Latest commemorative envelope marks ‘1 RCHA’ sesquicentennial

By Jesse Robitaille

Canada Post has honoured another regimental anniversary on its third and final commemorative envelope of the year.

The Royal Canadian Horse Artillery (RCHA) marks its sesquicentennial this year, and that milestone is mirrored on the envelope issued on Oct. 20.

With the 1871 establishment of the “A” and “B” Batteries, Canada saw the first full-time or regular elements of its post-Confederation army. It came after British and U.S. officials signed the Treaty of Washington, a general agreement settling various disputes, on May 8, 1871, and most British troops in Canada were withdrawn.

“The Canadian authorities finally resigned themselves to the situation,” according to a Canadian Military History Gateway post developed by the directorate of history and heritage at the Department of National Defence.

On Oct. 20, militia general order #24 authorized the formation of the “A” and “B” Batteries as garrison artillery and schools of gunnery at Fort Henry in Kingston, Ont., and the Québec Citadel in Québec, Qué.

“They were commanded by officers seconded from the British Army and manned by gunners attached from Active Militia batteries around a nucleus of instructors formerly of the Royal Artillery,” reads a statement from Canada Post. “Their formation marked a watershed in Canadian military history. Henceforth, Canada would bear responsibility for its defence commensurate with its new political autonomy.”

Today, the “A” and “B” Batteries exist as sub-units of 1st Regiment, RCHA, the senior regular unit in the Canadian army. Also known as “1 RCHA,” the unit has an operational history ranging from the North West Rebellion to the South African War, First World War, Second World War and the Korean War. It was also forward deployed in Germany as part of Canadian Forces Europe – the country’s Cold War-era military formation in Europe – for 25 years between 1967 and 1993, when the final Canadian troops withdrew from the continent. Currently, the regiment belongs to 3rd Canadian Division’s 1 Canadian Mechanized Brigade Group.

The regiment forms part of the Royal Regiment of Canadian Artillery (RCA), which comprises 25 units represented in 33 communities across Canada.

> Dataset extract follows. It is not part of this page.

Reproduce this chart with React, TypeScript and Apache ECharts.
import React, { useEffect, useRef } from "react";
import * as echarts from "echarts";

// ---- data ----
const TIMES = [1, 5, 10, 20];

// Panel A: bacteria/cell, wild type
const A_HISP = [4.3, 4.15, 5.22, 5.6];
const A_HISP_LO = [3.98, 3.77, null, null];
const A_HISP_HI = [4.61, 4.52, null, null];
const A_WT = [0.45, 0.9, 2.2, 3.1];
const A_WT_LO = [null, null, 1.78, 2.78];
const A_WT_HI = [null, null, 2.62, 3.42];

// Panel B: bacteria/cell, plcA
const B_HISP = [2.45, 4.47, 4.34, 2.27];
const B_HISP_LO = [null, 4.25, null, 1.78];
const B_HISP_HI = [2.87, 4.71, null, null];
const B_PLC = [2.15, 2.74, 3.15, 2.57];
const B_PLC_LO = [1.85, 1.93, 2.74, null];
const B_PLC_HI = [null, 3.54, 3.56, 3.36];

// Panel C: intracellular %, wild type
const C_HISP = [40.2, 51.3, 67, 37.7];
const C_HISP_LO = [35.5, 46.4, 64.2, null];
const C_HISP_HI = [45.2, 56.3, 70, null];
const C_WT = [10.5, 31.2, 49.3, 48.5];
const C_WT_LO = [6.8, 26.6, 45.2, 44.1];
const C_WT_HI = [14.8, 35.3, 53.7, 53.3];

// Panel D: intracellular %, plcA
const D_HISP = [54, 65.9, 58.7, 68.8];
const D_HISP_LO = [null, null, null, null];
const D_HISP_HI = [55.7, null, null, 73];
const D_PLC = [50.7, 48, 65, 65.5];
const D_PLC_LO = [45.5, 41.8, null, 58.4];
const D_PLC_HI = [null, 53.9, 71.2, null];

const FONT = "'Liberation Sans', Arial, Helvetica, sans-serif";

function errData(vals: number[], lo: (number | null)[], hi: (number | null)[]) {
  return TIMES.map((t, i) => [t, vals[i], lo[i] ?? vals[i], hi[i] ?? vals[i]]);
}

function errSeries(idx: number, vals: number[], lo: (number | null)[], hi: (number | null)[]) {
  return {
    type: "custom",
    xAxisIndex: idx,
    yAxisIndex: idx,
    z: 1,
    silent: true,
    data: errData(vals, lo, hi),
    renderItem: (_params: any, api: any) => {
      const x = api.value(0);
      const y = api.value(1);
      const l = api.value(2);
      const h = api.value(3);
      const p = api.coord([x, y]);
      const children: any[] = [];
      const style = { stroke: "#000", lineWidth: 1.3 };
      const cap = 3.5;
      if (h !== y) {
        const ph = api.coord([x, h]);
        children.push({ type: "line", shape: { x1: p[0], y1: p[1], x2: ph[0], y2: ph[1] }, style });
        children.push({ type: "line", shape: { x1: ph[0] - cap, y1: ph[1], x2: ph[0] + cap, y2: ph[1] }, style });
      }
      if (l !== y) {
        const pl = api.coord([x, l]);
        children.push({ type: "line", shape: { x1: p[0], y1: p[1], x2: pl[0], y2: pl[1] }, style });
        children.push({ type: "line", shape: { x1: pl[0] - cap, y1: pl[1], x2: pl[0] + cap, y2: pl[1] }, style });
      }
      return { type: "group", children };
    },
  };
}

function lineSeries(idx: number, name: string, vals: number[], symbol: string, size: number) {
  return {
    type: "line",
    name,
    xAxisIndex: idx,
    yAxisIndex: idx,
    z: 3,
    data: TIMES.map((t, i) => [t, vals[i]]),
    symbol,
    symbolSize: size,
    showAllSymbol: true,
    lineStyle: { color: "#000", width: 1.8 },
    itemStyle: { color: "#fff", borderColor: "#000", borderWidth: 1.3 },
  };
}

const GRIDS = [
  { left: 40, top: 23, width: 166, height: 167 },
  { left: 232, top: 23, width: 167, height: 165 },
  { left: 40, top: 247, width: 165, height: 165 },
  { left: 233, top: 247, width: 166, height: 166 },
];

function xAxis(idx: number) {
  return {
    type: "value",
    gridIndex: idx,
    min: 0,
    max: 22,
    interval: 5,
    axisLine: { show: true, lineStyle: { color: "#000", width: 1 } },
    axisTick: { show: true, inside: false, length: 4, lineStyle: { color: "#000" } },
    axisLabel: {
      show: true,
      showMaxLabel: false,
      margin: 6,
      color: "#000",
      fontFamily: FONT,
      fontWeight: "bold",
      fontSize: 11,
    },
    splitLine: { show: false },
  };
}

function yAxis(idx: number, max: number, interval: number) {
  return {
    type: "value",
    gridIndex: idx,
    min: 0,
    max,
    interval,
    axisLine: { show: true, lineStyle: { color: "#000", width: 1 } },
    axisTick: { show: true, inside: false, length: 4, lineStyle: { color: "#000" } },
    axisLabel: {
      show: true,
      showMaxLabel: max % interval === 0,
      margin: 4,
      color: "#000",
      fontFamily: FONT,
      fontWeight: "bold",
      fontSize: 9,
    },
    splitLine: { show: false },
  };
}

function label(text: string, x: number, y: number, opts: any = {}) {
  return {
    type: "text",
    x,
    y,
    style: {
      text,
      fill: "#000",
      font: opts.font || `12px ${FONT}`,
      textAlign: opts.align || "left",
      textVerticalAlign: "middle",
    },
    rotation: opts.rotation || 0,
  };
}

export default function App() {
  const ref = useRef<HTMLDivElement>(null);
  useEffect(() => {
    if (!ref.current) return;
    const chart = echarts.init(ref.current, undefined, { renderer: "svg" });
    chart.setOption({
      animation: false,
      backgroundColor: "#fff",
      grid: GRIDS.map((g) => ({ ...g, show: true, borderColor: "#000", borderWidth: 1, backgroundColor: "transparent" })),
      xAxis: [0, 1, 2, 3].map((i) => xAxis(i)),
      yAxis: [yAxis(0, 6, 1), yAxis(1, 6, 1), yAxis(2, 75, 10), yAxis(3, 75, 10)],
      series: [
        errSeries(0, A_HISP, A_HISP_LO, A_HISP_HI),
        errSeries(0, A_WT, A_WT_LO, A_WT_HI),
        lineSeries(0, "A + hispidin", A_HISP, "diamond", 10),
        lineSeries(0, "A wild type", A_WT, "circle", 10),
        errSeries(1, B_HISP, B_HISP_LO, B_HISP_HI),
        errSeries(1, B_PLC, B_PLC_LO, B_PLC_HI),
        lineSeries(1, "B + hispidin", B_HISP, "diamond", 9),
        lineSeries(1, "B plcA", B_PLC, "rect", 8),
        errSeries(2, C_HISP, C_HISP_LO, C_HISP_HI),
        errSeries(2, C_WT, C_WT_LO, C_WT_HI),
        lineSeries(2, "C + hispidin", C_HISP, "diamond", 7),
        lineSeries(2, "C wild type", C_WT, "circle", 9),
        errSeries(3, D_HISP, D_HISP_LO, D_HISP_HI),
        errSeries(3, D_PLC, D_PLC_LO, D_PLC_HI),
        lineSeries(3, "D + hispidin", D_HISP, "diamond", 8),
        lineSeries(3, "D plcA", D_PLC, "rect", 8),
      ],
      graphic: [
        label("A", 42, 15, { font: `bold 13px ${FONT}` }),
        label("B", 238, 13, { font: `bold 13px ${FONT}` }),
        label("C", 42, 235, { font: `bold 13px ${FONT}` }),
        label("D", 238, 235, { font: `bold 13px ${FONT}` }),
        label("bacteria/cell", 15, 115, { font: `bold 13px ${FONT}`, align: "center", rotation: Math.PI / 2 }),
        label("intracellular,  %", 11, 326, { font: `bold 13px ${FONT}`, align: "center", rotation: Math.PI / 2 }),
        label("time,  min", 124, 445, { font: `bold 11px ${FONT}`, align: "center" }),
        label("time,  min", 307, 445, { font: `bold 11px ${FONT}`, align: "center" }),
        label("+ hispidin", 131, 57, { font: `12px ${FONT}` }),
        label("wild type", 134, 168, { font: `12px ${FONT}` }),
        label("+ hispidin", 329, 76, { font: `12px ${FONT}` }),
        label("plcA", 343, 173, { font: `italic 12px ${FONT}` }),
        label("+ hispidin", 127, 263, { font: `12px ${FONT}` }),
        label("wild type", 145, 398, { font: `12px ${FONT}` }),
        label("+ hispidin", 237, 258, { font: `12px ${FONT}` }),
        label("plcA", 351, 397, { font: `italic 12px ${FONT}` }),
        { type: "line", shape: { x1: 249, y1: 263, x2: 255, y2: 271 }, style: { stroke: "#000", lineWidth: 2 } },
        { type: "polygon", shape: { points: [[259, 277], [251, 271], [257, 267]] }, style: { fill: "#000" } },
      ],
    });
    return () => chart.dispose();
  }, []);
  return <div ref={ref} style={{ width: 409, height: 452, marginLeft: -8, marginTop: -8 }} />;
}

The RCHA envelope is Canada Post’s third commemorative envelope since 2019, when it issued three of them – all marking regimental anniversaries. While most of the regimental anniversaries are of national significance, they’re more specific than the subjects highlighted under the broad scope of the stamp program. Canada Post uses commemorative envelopes as a … for its stamp program.

“For regiments, there are over 300 regiments that split, and they have different anniversaries and were formed in different times or joined other ones,” Jim Phillips, Canada Post’s outgoing director of stamp services, told CSN this summer (“Commemorative envelopes through the years,” Vol. 46 #9).

Phillips, who’s set to retire on Nov. 12 after 34 years with Canada Post, added the regimental anniversaries – plus those of Canada’s iconic hospitals, libraries and other institutions with historical significance – are “just too much to commemorate” as part of the stamp program.

Earlier this year, Canada Post issued envelopes marking the centennial of the Concordia University of Edmonton and the 12e Régiment blindé du Canada, another regiment, in March and June, respectively.

Canada Post has issued about 180 commemorative envelopes since its first issue marking the Montréal Olympics in 1976.